The Obama administration frequently touts its support for reducing the tax burden on middle class families, thereby helping them save for retirement. Yet its tax proposals sometimes seem at odds with this seemingly benign intent.
For evidence of this, look no further than the administration’s budget for fiscal year 2016. In enacted, the proposal would impose a fee on financial institutions with assets of more than $50 billion, based on the liabilities they hold on their balance sheets.
This proposal is a bad idea, for it will only drive up the cost of doing business for these institutions (life insurers included). And that added cost will be passed onto consumers. Upshot: Middle market consumers will pay more for two vehicles they depend on to secure their financial futures: life insurance and annuities.
Uncovering the details
The administration’s proposal is wide-ranging. In addition to life insurers, the tax provision would encompass banks and bank-holding companies, savings and loan institutions, asset managers, broker/dealers, specialty finance firms and financial captives. The fee would be determined by the financial liabilities (assets minus liabilities) of the institution. In respect to insurers, the proposal would also adjust separate account assets.

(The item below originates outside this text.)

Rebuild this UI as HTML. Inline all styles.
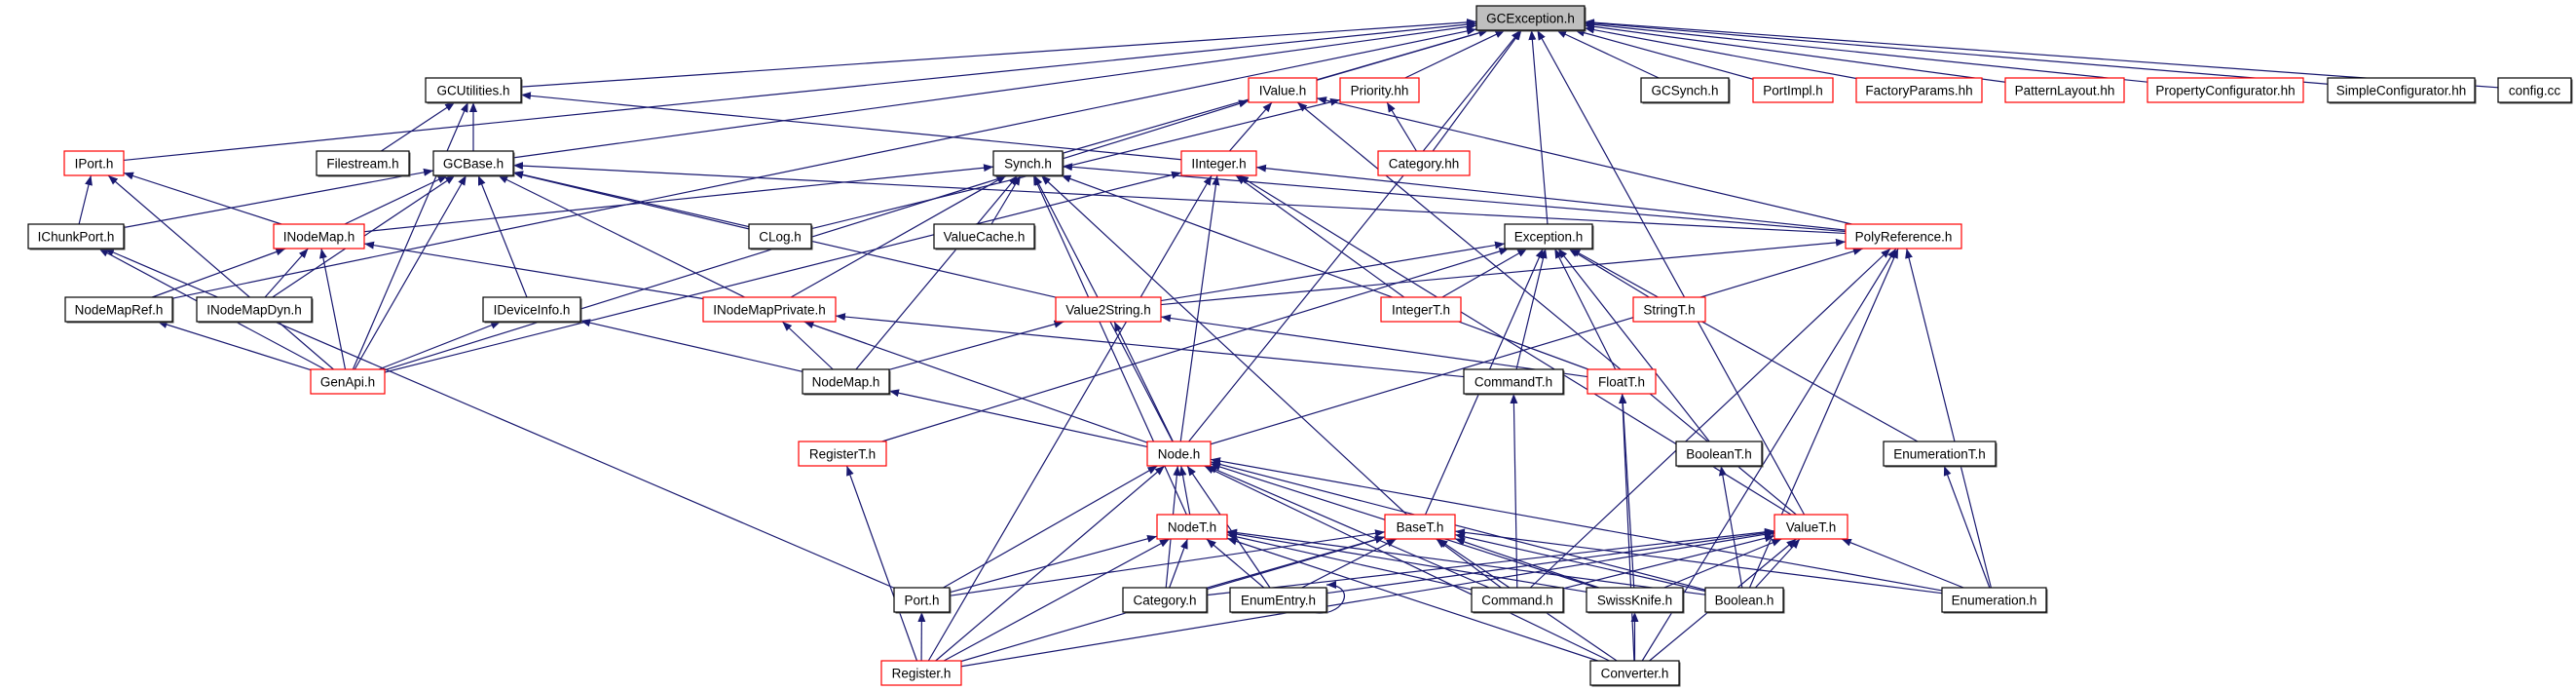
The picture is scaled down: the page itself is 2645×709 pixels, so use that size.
<!DOCTYPE html>
<html><head><meta charset="utf-8"><style>
html,body{margin:0;padding:0;background:#fff;}
svg{display:block;}
text{font-family:"Liberation Sans",sans-serif;font-size:13.5px;fill:#000;}
</style></head><body>
<svg id="g" width="2645" height="709" viewBox="0 0 2645 709" xmlns="http://www.w3.org/2000/svg">
<defs><marker id="a" viewBox="0 0 10 10" refX="10" refY="5" markerWidth="10" markerHeight="10" markerUnits="userSpaceOnUse" orient="auto"><path d="M0,1 L10,5 L0,9 z" fill="#191970"/></marker></defs>
<g id="E"></g><g id="N"></g>
</svg>
<script>
var N={
"GCException.h":[1516,1627,6,2],
"GCUtilities.h":[437,535,80,0],"IValue.h":[1282,1352,80,1],"Priority.hh":[1376,1457,80,1],
"GCSynch.h":[1685,1775,80,0],"PortImpl.h":[1800,1882,80,1],"FactoryParams.hh":[1906,2035,80,1],
"PatternLayout.hh":[2059,2181,80,1],"PropertyConfigurator.hh":[2205,2365,80,1],
"SimpleConfigurator.hh":[2390,2541,80,0],"config.cc":[2565,2640,80,0],
"IPort.h":[66,127,155,1],"Filestream.h":[325,420,155,0],"GCBase.h":[445,527,155,0],
"Synch.h":[1020,1091,155,0],"IInteger.h":[1213,1290,155,1],"Category.hh":[1415,1509,155,1],
"IChunkPort.h":[29,127,230,0],"INodeMap.h":[281,374,230,1],"CLog.h":[769,833,230,0],
"ValueCache.h":[959,1062,230,0],"Exception.h":[1545,1635,230,0],"PolyReference.h":[1895,2014,230,1],
"NodeMapRef.h":[67,177,305,0],"INodeMapDyn.h":[202,320,305,0],"IDeviceInfo.h":[496,596,305,0],
"INodeMapPrivate.h":[722,858,305,1],"Value2String.h":[1084,1192,305,1],"IntegerT.h":[1418,1500,305,1],
"StringT.h":[1677,1751,305,1],
"GenApi.h":[319,395,379,1],"NodeMap.h":[824,913,379,0],"CommandT.h":[1503,1605,379,0],"FloatT.h":[1630,1700,379,1],
"RegisterT.h":[820,910,453,1],"Node.h":[1178,1243,453,1],"BooleanT.h":[1721,1809,453,0],"EnumerationT.h":[1934,2049,453,0],
"NodeT.h":[1188,1260,528,1],"BaseT.h":[1422,1494,528,1],"ValueT.h":[1822,1897,528,1],
"Port.h":[918,975,603,0],"Category.h":[1153,1239,603,0],"EnumEntry.h":[1263,1362,603,0],"Command.h":[1511,1605,603,0],
"SwissKnife.h":[1629,1728,603,0],"Boolean.h":[1751,1831,603,0],"Enumeration.h":[1994,2101,603,0],
"Register.h":[905,987,678,1],"Converter.h":[1633,1724,678,0]};
var E={
"GCException.h":["GCUtilities.h","IPort.h","NodeMapRef.h","GCBase.h","Synch.h","IValue.h","Priority.hh","Category.hh","Exception.h","Node.h","ValueT.h","GCSynch.h","PortImpl.h","FactoryParams.hh","PatternLayout.hh","PropertyConfigurator.hh","SimpleConfigurator.hh","config.cc"],
"GCUtilities.h":["Filestream.h","GCBase.h","IInteger.h","GenApi.h"],
"IValue.h":["IInteger.h","GenApi.h","PolyReference.h","ValueT.h"],
"Priority.hh":["Category.hh","CLog.h"],
"IPort.h":["IChunkPort.h","INodeMap.h","GenApi.h"],
"GCBase.h":["IChunkPort.h","INodeMap.h","INodeMapDyn.h","GenApi.h","IDeviceInfo.h","INodeMapPrivate.h","CLog.h","Value2String.h","PolyReference.h"],
"Synch.h":["INodeMap.h","ValueCache.h","NodeMap.h","Node.h","NodeT.h","BaseT.h","INodeMapPrivate.h","FloatT.h","PolyReference.h"],
"IInteger.h":["GenApi.h","Register.h","Node.h","IntegerT.h","PolyReference.h","ValueT.h"],
"IChunkPort.h":["GenApi.h","Port.h"],
"INodeMap.h":["NodeMapRef.h","INodeMapDyn.h","GenApi.h","INodeMapPrivate.h"],
"Exception.h":["RegisterT.h","Value2String.h","IntegerT.h","StringT.h","CommandT.h","FloatT.h","BaseT.h","BooleanT.h","EnumerationT.h"],
"PolyReference.h":["Value2String.h","Node.h","Command.h","Boolean.h","Enumeration.h","Converter.h"],
"NodeMapRef.h":["GenApi.h"],"IDeviceInfo.h":["GenApi.h","NodeMap.h"],
"INodeMapPrivate.h":["NodeMap.h","Node.h","CommandT.h"],
"Value2String.h":["NodeMap.h","Node.h","FloatT.h"],
"NodeMap.h":["Node.h"],"CommandT.h":["Command.h"],"FloatT.h":["SwissKnife.h","Converter.h"],
"BooleanT.h":["Boolean.h"],"EnumerationT.h":["Enumeration.h"],"RegisterT.h":["Register.h"],
"Node.h":["NodeT.h","Port.h","Category.h","EnumEntry.h","Command.h","SwissKnife.h","Boolean.h","Enumeration.h","Register.h","Converter.h"],
"NodeT.h":["Port.h","Category.h","EnumEntry.h","Command.h","SwissKnife.h","Boolean.h","Register.h","Converter.h"],
"BaseT.h":["Port.h","Category.h","EnumEntry.h","Command.h","SwissKnife.h","Boolean.h","Enumeration.h","Register.h","Converter.h"],
"ValueT.h":["EnumEntry.h","Command.h","SwissKnife.h","Boolean.h","Enumeration.h","Register.h","Converter.h","Category.h"],
"Port.h":["Register.h"],"SwissKnife.h":["Converter.h"]};
var H=25,ns="http://www.w3.org/2000/svg",eg=document.getElementById("E"),ng=document.getElementById("N");
function c(n){var b=N[n];return [(b[0]+b[1])/2,b[2]+H/2];}
function clip(b,cx,cy,dx,dy){var hw=(b[1]-b[0])/2,hh=H/2,t=1e9;
 if(dx)t=Math.min(t,hw/Math.abs(dx)); if(dy)t=Math.min(t,hh/Math.abs(dy)); return [cx+dx*t,cy+dy*t];}
for(var t in E){E[t].forEach(function(s){
 var p=c(s),q=c(t),dx=q[0]-p[0],dy=q[1]-p[1];
 var a=clip(N[s],p[0],p[1],dx,dy),b=clip(N[t],q[0],q[1],-dx,-dy);
 var l=document.createElementNS(ns,"line");
 l.setAttribute("x1",a[0]);l.setAttribute("y1",a[1]);l.setAttribute("x2",b[0]);l.setAttribute("y2",b[1]);
 l.setAttribute("stroke","#191970");l.setAttribute("stroke-width","1.2");l.setAttribute("marker-end","url(#a)");
 eg.appendChild(l);});}
// self loop EnumEntry
var pth=document.createElementNS(ns,"path");
pth.setAttribute("d","M1345,628 C1380,636 1395,600 1362,600");pth.setAttribute("fill","none");
pth.setAttribute("stroke","#191970");pth.setAttribute("stroke-width","1.2");pth.setAttribute("marker-end","url(#a)");eg.appendChild(pth);
for(var n in N){var b=N[n];
 var sh=document.createElementNS(ns,"rect");sh.setAttribute("x",b[0]+1.5);sh.setAttribute("y",b[2]+1.5);
 sh.setAttribute("width",b[1]-b[0]);sh.setAttribute("height",H);sh.setAttribute("fill",b[3]==1?"none":"#555");ng.appendChild(sh);
 var r=document.createElementNS(ns,"rect");r.setAttribute("x",b[0]);r.setAttribute("y",b[2]);
 r.setAttribute("width",b[1]-b[0]);r.setAttribute("height",H);
 r.setAttribute("fill",b[3]==2?"#bfbfbf":"#fff");r.setAttribute("stroke",b[3]==1?"#ff0000":"#000");r.setAttribute("stroke-width","1.2");
 ng.appendChild(r);
 var tx=document.createElementNS(ns,"text");tx.setAttribute("x",(b[0]+b[1])/2);tx.setAttribute("y",b[2]+17.5);
 tx.setAttribute("text-anchor","middle");tx.textContent=n;ng.appendChild(tx);}
</script>
</body></html>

How many insurers would be affected by the tax proposal? SNL Financial examined the balance sheets of financial institutions holding $50 billion-plus in assets and determined that 25 publicly held insurers met the proposal’s criteria. The other institutions include 28 top-tier banks and thrifts and 23-SEC-filing nonbank institutions.
In total, 76 institutions will pay the fee. And we’re not talking small change.
Insurers on the target list could pay an aggregate of 2.09 billion in fees. Topping the list: MetLife Inc. ($0.36 billion), Prudential Financial ($0.30 billion) and American International Group ($0.24 billion)
Banks will be slapped with a bigger bill: an aggregate $7.6 billion in fees. And non-bank financial service institutions — Fannie Mae, Freddie Mac, Goldman Sachs and others — will dole out an additional 6.38 billion.